Wednesday 19 May 2010

I'm not clearing them up

Whilst on this subject, I may have mentioned before that I do not enjoy following people into the bathroom. Specifically I don't like being reminded that anyone uses it apart from myself. The whole event is an unpleasant one in fact, if I wouldn't end up with my own wasted seeping from my pores and coating my skin like over-applied foundation, or sorse simply bursting like a blocked sewage pipe, I'd have glued myself up years ago. Yesterday I was pleased to be reminded that I'm not alone in this.

"I hate going into the toilet when someone's dropped their guts" declared a colleague at work.
"Hear, hear" I concurred, inwardly congratulating myself on our banter.

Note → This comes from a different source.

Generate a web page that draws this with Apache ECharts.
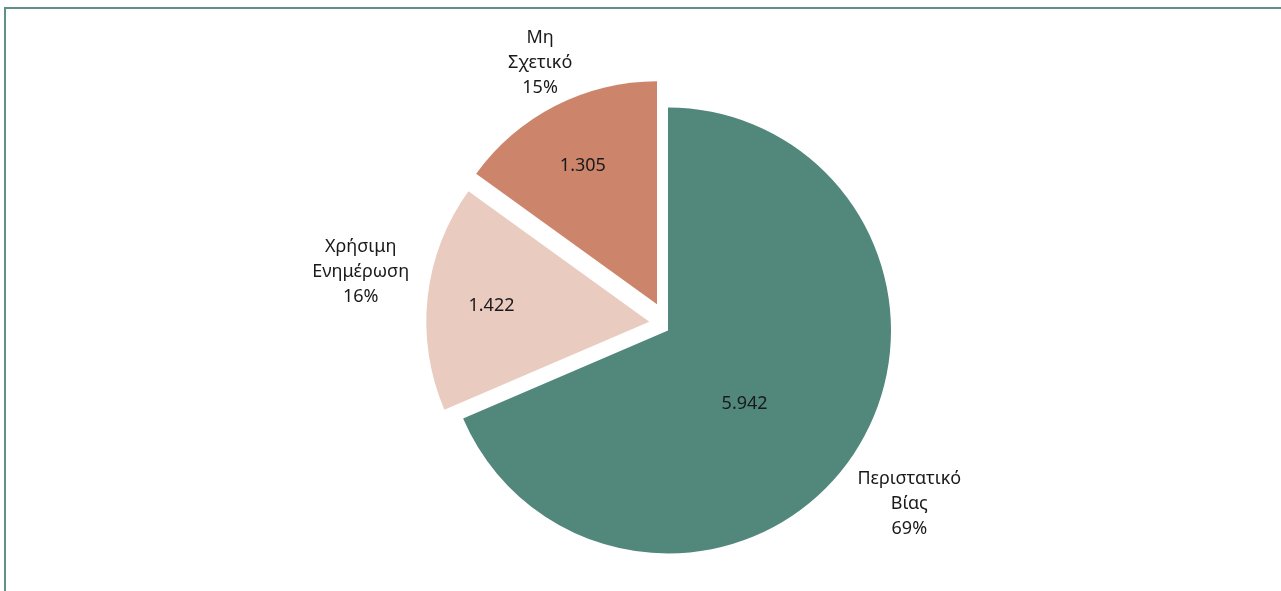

His words stuck in my mind. Not because of  wondering who/what he would like to follow into the toilet, but because his expression was simply so vivid and colourful (although that colour was mainly brown). It makes you think that you're following someone of immense clumsiness, because after all of all the areas of your anatomy, your guts are surely one of the most secure. It takes great skill to drop them. I would have thought that you are more likely to have one of your hands fall into the sink whilst you're washing them, it tumbling awkwardly around the plughole, than you are to drop your guts all over the place. I could understand your brain falling out of your mouth since that's an orrifice that spends most of its time hanging open like a cave with a single wingless bat hanging from the ceiling. I suppose if that happened your body would soon follow it to the floor and the inconvenience wouldn't be the grim mess, more the minor annoyance of an individual having to stand astride your blankly staring face in order to have a wee. But to drop your guts? Clumsiness in the extreme. Rude too. Just because you don't want them doesn't mean that you can leave your spare parts laying around on the offchance that Burke and Hare happen to be passing.

Another alternative is that it is an exhibition of selfishness, the person cheerfully unburdening themselves of a gutful of guts without considering the effects their presence will have upon the next bathroom inhabitant. Away they swan to live their now slightly less gutful life whilst an unfortunate someone slides across the floor, one foot on a colon that's echoing raspberries around the tiny room, the other making an ill-judged step onto some intestines, squeezing semi-digested pap from them like a rusty tube of toothpaste before skidding to the wall and coming to an undignified halt sprawled over the sanitary bin.

So I suppose this is a plea to the rest of the world: keep your guts. Love them. Cherish them. Maybe even use them. Just please, for all of our sakes, don't drop them. If you do tire of them at least have the decency to have them eaten by zombies and add some entertainment to the proceedings.